Caitlin O’Connell / Chronicle Prism / 264 pages
Wild Rituals: 10 Lessons Animals Can Teach Us About Connection, Community, and Ourselves is an entertaining and educational book by Dr. Caitlin O’Connell, an elephant scientist and behavioral ecologist. O’Connell’s premise is that humans can learn from animals to improve the way we interact with each other. She describes animal rituals involving demonstrations of affection, anger, love, shyness, embarrassment, pity, grief, and other emotions and shows how animal behaviors and emotions mirror those of humans. But O’Connell expands on this comparison to explain how we can look to animals for guidance on how to interact in order to grow intellectually and understand each other and our environment better. She uses examples from her specialty—elephants she has studied in Etosha, Namibia, for 30 years—and from other animals, including whales, apes, zebras, fish, lions, flamingos, and even Galapagos tortoises.

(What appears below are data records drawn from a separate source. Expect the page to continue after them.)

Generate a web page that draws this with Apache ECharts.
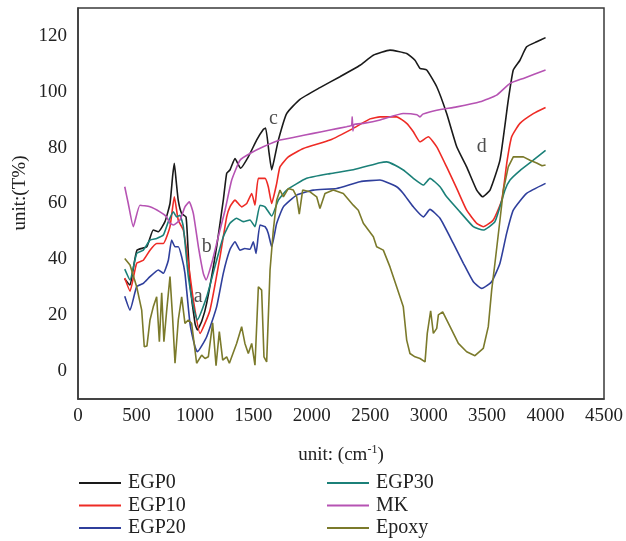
<!DOCTYPE html>
<html>
<head>
<meta charset="utf-8">
<script src="https://cdn.jsdelivr.net/npm/echarts@6/dist/echarts.min.js"></script>
<style>
  html, body { margin: 0; padding: 0; background: #fff; }
  #chart { width: 626px; height: 541px; }
</style>
</head>
<body>
<div id="chart"></div>
<script>
// FTIR spectra, [wavenumber, transmittance]
const egp0 = [[400,33],[445,30.8],[470,36],[505,43.3],[588,44.5],[644,50.5],[687,49.9],[744,53.5],[787,60],[810,70],[824,74.4],[840,68],[858,61],[887,56.4],[924,55.2],[940,45],[958,31.5],[1001,17.1],[1021,14.7],[1060,18],[1101,24.3],[1186,44.5],[1243,61.2],[1272,70.8],[1300,72],[1343,76.1],[1391,72.6],[1457,76.7],[1528,82.7],[1585,86.5],[1605,87],[1635,78],[1657,72],[1680,76],[1714,82.7],[1785,92.2],[1899,97.3],[2070,101.5],[2241,105.4],[2413,109.5],[2526,113.1],[2669,114.9],[2812,113.7],[2883,111.3],[2926,108.4],[2983,107.8],[3069,101.8],[3154,92.2],[3240,80.3],[3325,73.1],[3411,64.8],[3462,62.4],[3525,64.8],[3610,75.5],[3681,97],[3724,107.8],[3781,111.3],[3838,116.1],[3924,117.9],[4000,119.4]]

const egp10 = [[400,33.3],[445,28.6],[502,38.6],[559,39.7],[616,43.3],[673,45.7],[730,45.7],[787,51.7],[824,62.4],[858,54],[901,50.5],[940,40],[987,25.4],[1044,13.5],[1129,21.8],[1215,40.9],[1272,55.2],[1300,58.8],[1343,61.2],[1400,58.8],[1443,60],[1486,63.6],[1514,59.4],[1543,69],[1600,69],[1628,66],[1657,60],[1700,67.2],[1728,73.1],[1799,76.7],[1928,79.7],[2156,82.7],[2355,86.9],[2498,90.3],[2584,91],[2726,91],[2812,88.7],[2869,85.7],[2926,82.1],[2997,83.9],[3069,80.3],[3154,73.1],[3240,65.4],[3325,57.6],[3411,52.9],[3467,51.7],[3553,54.1],[3625,61.2],[3670,75],[3710,83.9],[3781,88.7],[3895,92.2],[4000,94.4]]

const egp20 = [[400,26.8],[445,21.8],[502,30.2],[559,31.4],[616,33.8],[687,36.2],[730,35],[773,39.7],[801,46.9],[830,44.5],[858,44.5],[887,40.9],[915,35],[958,17.1],[1001,8.7],[1021,6.9],[1101,12.3],[1186,23],[1243,35],[1300,43.5],[1343,46.3],[1386,43.3],[1428,43.9],[1471,43.6],[1500,46.3],[1523,42.1],[1557,52.3],[1600,51.7],[1628,49.3],[1657,44.5],[1700,52.9],[1757,58.8],[1871,63],[2013,64.8],[2213,65.4],[2413,67.8],[2584,68.4],[2641,67.6],[2726,66],[2783,63.6],[2869,58.8],[2955,55.2],[3011,57.9],[3097,54.7],[3211,45.7],[3297,38.6],[3382,32],[3454,29.6],[3539,32],[3610,38.6],[3667,49.3],[3724,57.6],[3838,63.6],[4000,67.2]]

const egp30 = [[400,36.5],[445,32.6],[502,42.1],[559,43.3],[616,46.9],[673,47.5],[730,48.7],[773,53.5],[816,57],[844,55.2],[872,55.8],[901,51.7],[944,33.8],[987,23],[1021,18.3],[1101,26.6],[1186,39.7],[1243,48.1],[1300,52.9],[1357,54.7],[1414,53.5],[1471,54.1],[1514,51.7],[1557,59.4],[1600,58.8],[1657,55.5],[1714,61.2],[1785,64.8],[1956,69],[2156,70.7],[2355,72.1],[2584,74.6],[2641,74.9],[2783,72],[2869,69],[2955,66.6],[3011,69],[3097,66],[3154,62.4],[3268,57],[3382,51.7],[3467,50.5],[3567,53.5],[3653,64.8],[3696,68.4],[3781,71.8],[3895,75.5],[4000,79]]

const mk = [[400,66],[430,60],[473,51.7],[530,59.4],[616,58.8],[701,57],[759,55.2],[787,52.9],[816,52.3],[872,54.1],[915,58.8],[952,60.6],[987,56.4],[1030,44.5],[1072,35],[1095,32.6],[1144,38.6],[1200,48.1],[1258,57.6],[1315,68.4],[1386,75.5],[1471,77.9],[1585,80.3],[1728,82.7],[1871,83.9],[2013,85.1],[2156,86.3],[2298,87.5],[2340,88],[2346,91],[2352,86],[2362,88.3],[2441,88.7],[2584,89.9],[2783,92.2],[2900,91.8],[2926,91],[2950,92],[3069,93.4],[3240,94.6],[3439,96.4],[3582,98.8],[3696,103],[3810,104.8],[4000,107.8]]

const epoxy = [[400,40.3],[445,38],[502,30.2],[545,21.8],[567,8.7],[590,9],[616,18.3],[644,23],[673,26.6],[696,10.5],[716,28],[735,10.5],[759,21.8],[787,33.8],[809,19.4],[830,2.8],[858,18.3],[887,26.6],[915,17.1],[944,18.3],[972,17.1],[1001,7.5],[1015,2.8],[1058,5.7],[1087,4.5],[1115,5.1],[1152,17.3],[1181,1.9],[1209,14.1],[1238,3.9],[1272,5.1],[1295,2.8],[1357,9.9],[1400,15.9],[1428,9.9],[1457,6.3],[1486,9.9],[1514,2.1],[1543,30.2],[1571,29],[1591,5.1],[1614,3.3],[1643,36.2],[1671,50.5],[1700,61.2],[1728,64.8],[1757,62.4],[1800,65.4],[1842,64.8],[1871,62.4],[1893,56.2],[1922,64.8],[1985,64.2],[2042,62.4],[2070,58.2],[2113,63.6],[2184,64.8],[2270,63.6],[2355,59.4],[2398,57.6],[2441,52.9],[2484,50.5],[2527,48.1],[2555,44.5],[2612,43.3],[2669,37.3],[2726,30.2],[2783,23],[2812,11.1],[2840,6.3],[2883,5.1],[2926,4.5],[2969,3.3],[2988,13.5],[3017,21.6],[3040,13.5],[3069,15.3],[3083,20.1],[3120,21.2],[3183,15.9],[3254,9.9],[3325,6.9],[3396,5.5],[3467,8.1],[3510,15.9],[3539,29],[3567,38.6],[3610,54.1],[3639,64.8],[3681,73.1],[3724,76.7],[3810,76.7],[3867,75.5],[3924,74.5],[3970,73.5],[4000,73.8]]

// peak labels a-d
const marks = [[1029,26.6,'a'],[1101,44.5,'b'],[1671,90.5,'c'],[3454,80.3,'d']]

const names = ['EGP0','EGP10','EGP20','EGP30','MK','Epoxy']
const colors = ['#1a1a1a','#ee2b25','#2f3f9c','#1b8078','#b653b3','#7b7a2b']
const spectra = [egp0, egp10, egp20, egp30, mk, epoxy]

const font = 'Liberation Serif'

let chart = echarts.init(document.getElementById('chart'))

let series = spectra.map((d, i) => ({
    name: names[i],
    type: 'line',
    data: d,
    symbol: 'none',
    smooth: i === 5 ? false : 0.15,
    lineStyle: { width: 1.6, color: colors[i] },
    itemStyle: { color: colors[i] },
    z: 2
}))

series.push({
    type: 'scatter',
    data: marks.map(m => ({ value: [m[0], m[1]], name: m[2] })),
    symbolSize: 0,
    silent: true,
    label: {
        show: true,
        position: 'inside',
        formatter: p => p.name,
        fontFamily: font,
        fontSize: 20,
        color: '#222'
    },
    z: 5
})

const legendText = { fontFamily: font, fontSize: 20, color: '#222', lineHeight: 20, padding: [0, 0, 0, 2] }

chart.setOption({
    animation: false,
    grid: {
        left: 78, right: 22, top: 8, bottom: 142,
        show: true, borderColor: '#3a3a3a', borderWidth: 1.5
    },
    xAxis: {
        type: 'value',
        min: 0, max: 4500, interval: 500,
        name: 'unit: (cm{sup|-1})',
        nameLocation: 'middle',
        nameGap: 45,
        nameTextStyle: {
            fontFamily: font, fontSize: 19, color: '#222',
            rich: { sup: { fontFamily: font, fontSize: 12, color: '#222', verticalAlign: 'top', padding: [0, 0, 10, 0] } }
        },
        axisLine: { show: true, onZero: false, lineStyle: { color: '#3a3a3a', width: 1.5 } },
        axisTick: { show: false },
        splitLine: { show: false },
        axisLabel: { fontFamily: font, fontSize: 19, color: '#222', margin: 8, formatter: v => String(v) }
    },
    yAxis: {
        type: 'value',
        min: -10, max: 130, interval: 10,
        axisLine: { show: true, onZero: false, lineStyle: { color: '#3a3a3a', width: 1.5 } },
        axisTick: { show: false },
        splitLine: { show: false },
        axisLabel: {
            fontFamily: font, fontSize: 19, color: '#222', margin: 11,
            formatter: v => (v >= 0 && v <= 120 && v % 20 === 0) ? String(v) : ''
        }
    },
    legend: [
        {
            data: names.slice(0, 3), orient: 'vertical', left: 79, top: 473, padding: 0,
            itemWidth: 42, itemHeight: 2, itemGap: 2.5, icon: 'rect', textStyle: legendText
        },
        {
            data: names.slice(3), orient: 'vertical', left: 327, top: 473, padding: 0,
            itemWidth: 42, itemHeight: 2, itemGap: 2.5, icon: 'rect', textStyle: legendText
        }
    ],
    graphic: [{
        type: 'text',
        x: 20, y: 193,
        rotation: Math.PI / 2,
        style: {
            text: 'unit:(T%)',
            font: '19px "Liberation Serif"',
            fill: '#222',
            textAlign: 'center',
            textVerticalAlign: 'middle'
        }
    }],
    series: series
})
</script>
</body>
</html>
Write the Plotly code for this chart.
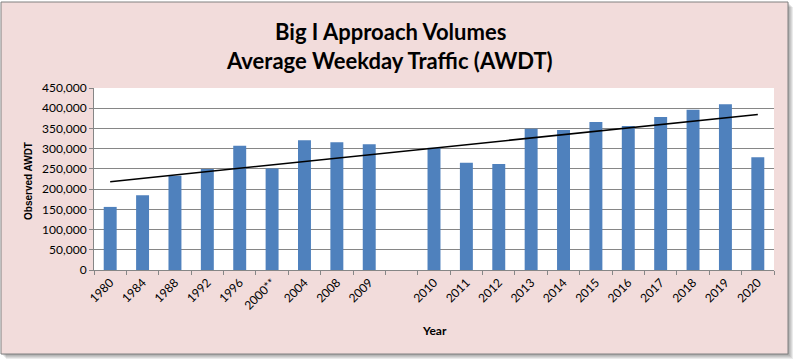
import numpy as np
import plotly.graph_objects as go

# ---- data ----
years = ["1980", "1984", "1988", "1992", "1996", "2000**", "2004", "2008", "2009", " ",
         "2010", "2011", "2012", "2013", "2014", "2015", "2016", "2017", "2018", "2019", "2020"]
awdt = [156000, 185000, 233000, 250000, 307000, 251000, 321000, 316000, 311000, None,
        302000, 265000, 262000, 349000, 346000, 366000, 356000, 378000, 396000, 410000, 279000]
y_ticks = [0, 50000, 100000, 150000, 200000, 250000, 300000, 350000, 400000, 450000]

# linear trendline (least squares over category index, blank excluded)
idx = np.arange(len(years))
mask = np.array([v is not None for v in awdt])
vals = np.array([v if v is not None else np.nan for v in awdt], dtype=float)
slope, icpt = np.polyfit(idx[mask], vals[mask], 1)
trend = (slope * idx + icpt).tolist()

# ---- layout geometry (pixels) ----
W, H = 796, 361
L, R, T, B = 94, 774, 88, 270
pw, ph = R - L, B - T

def px(x):
    return (x - L) / pw

def py(y):
    return (B - y) / ph

fig = go.Figure()
fig.add_trace(go.Bar(x=years, y=awdt, marker=dict(color="#4F81BD", line=dict(width=0)),
                     showlegend=False, hoverinfo="x+y"))
fig.add_trace(go.Scatter(x=years, y=trend, mode="lines", line=dict(color="#000000", width=1.5),
                         showlegend=False, hoverinfo="skip"))

shapes = []
# drop shadow
for k in range(1, 6):
    shapes.append(dict(type="rect", xref="paper", yref="paper", layer="below",
                       x0=px(1 + k), x1=px(788 + k), y0=py(354 + k), y1=py(2 + k),
                       fillcolor="rgba(0,0,0,0.08)", line=dict(width=0)))
# chart box
shapes.append(dict(type="rect", xref="paper", yref="paper", layer="below",
                   x0=px(1), x1=px(788), y0=py(354), y1=py(2),
                   fillcolor="#F2DCDB", line=dict(color="#808080", width=1)))
# plot area
shapes.append(dict(type="rect", xref="paper", yref="paper", layer="below",
                   x0=0, x1=1, y0=0, y1=1, fillcolor="#FFFFFF", line=dict(width=0)))

title_font = dict(family="Lato", size=22, color="#000000")
annotations = [
    dict(text="<b>Big I Approach Volumes</b>", xref="paper", yref="paper",
         x=px(390), y=py(31), xanchor="center", yanchor="middle", showarrow=False,
         font=title_font),
    dict(text="<b>Average Weekday Traffic (AWDT)</b>", xref="paper", yref="paper",
         x=px(389), y=py(60), xanchor="center", yanchor="middle", showarrow=False,
         font=title_font),
    dict(text="<b>Observed AWDT</b>", xref="paper", yref="paper", textangle=-90,
         x=px(28), y=py(181), xanchor="center", yanchor="middle", showarrow=False,
         font=dict(family="Liberation Sans", size=10, color="#000000")),
    dict(text="<b>Year</b>", xref="paper", yref="paper",
         x=px(434), y=py(330), xanchor="center", yanchor="middle", showarrow=False,
         font=dict(family="Lato", size=12, color="#000000")),
]

fig.update_layout(
    width=W, height=H,
    margin=dict(l=L, r=W - R, t=T, b=H - B, pad=0),
    paper_bgcolor="#FFFFFF", plot_bgcolor="#FFFFFF",
    bargap=0.6,
    shapes=shapes, annotations=annotations,
    font=dict(family="Lato", size=12, color="#000000"),
    xaxis=dict(type="category", categoryorder="array", categoryarray=years,
               tickangle=-45, tickson="boundaries", ticks="outside", ticklen=4,
               tickcolor="#868686", showline=True, linecolor="#868686", linewidth=1,
               showgrid=False, tickfont=dict(family="Lato", size=12), fixedrange=True),
    yaxis=dict(range=[0, 450000], tickvals=y_ticks, tickformat=",", ticks="outside",
               ticklen=4, tickcolor="#868686", showline=True, linecolor="#868686",
               linewidth=1, showgrid=True, gridcolor="#868686", gridwidth=1,
               zeroline=False, tickfont=dict(family="Lato", size=12), fixedrange=True),
)

fig.write_html("out.html", config={"displayModeBar": False},
               post_script="document.body.style.margin='0';document.body.style.overflow='hidden';")
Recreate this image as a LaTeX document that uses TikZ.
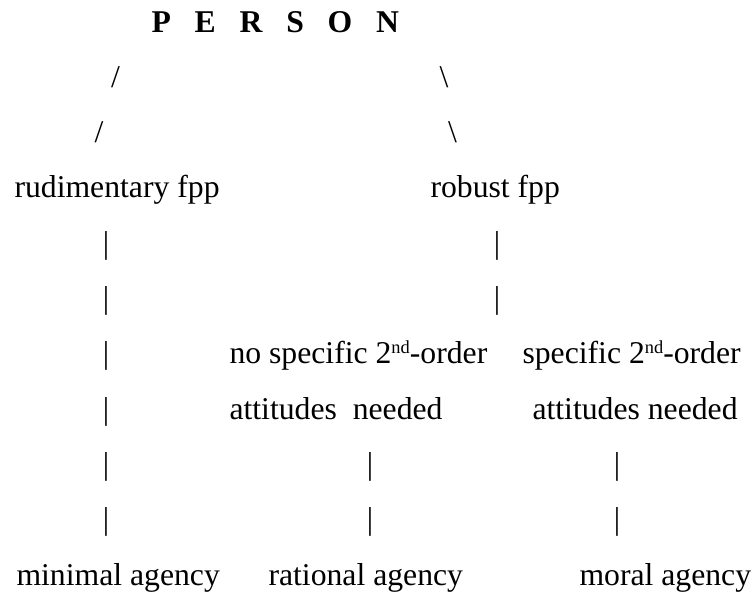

Moving, engaging, and sometimes humorous animal behaviors are examined in a variety of situations. O’Connell recounts, for instance, a young male zebra greeting ritual around a watering hole, where they vocalize, then nuzzle, wrap necks, and nip before displaying exaggerated chewing behavior and teeth baring, culminating in a ceremonial mass defecation on the recent excretion of the herd’s dominant male. O’Connell describes highly coordinated group activities, from giant tarpon fish working together to enclose anchovies before a feast, to humpback whales organizing to create bubble circles in Alaska to corral salmon, herring, and other fish. She discusses Caribbean flamingo courting rituals—which she likens to square dancing in humans—whereby entire flocks engage in synchronized marches, beaks upright, until they pair off, with the most elegant and upright males first (thus perpetuating the “elegant strutting” gene). She reflects on animal grieving rituals that are often very similar to those of humans—especially so in our close relative, the chimpanzee.
Elephants feature throughout the book, from vocalizations to denote the very human “let’s go” rally cry, to unspoken rituals where olfactory senses are key to communications. Wild Rituals is a fluid read, filled with personal stories and examples of human and animal behaviors witnessed during O’Connell’s travels and studies across several continents.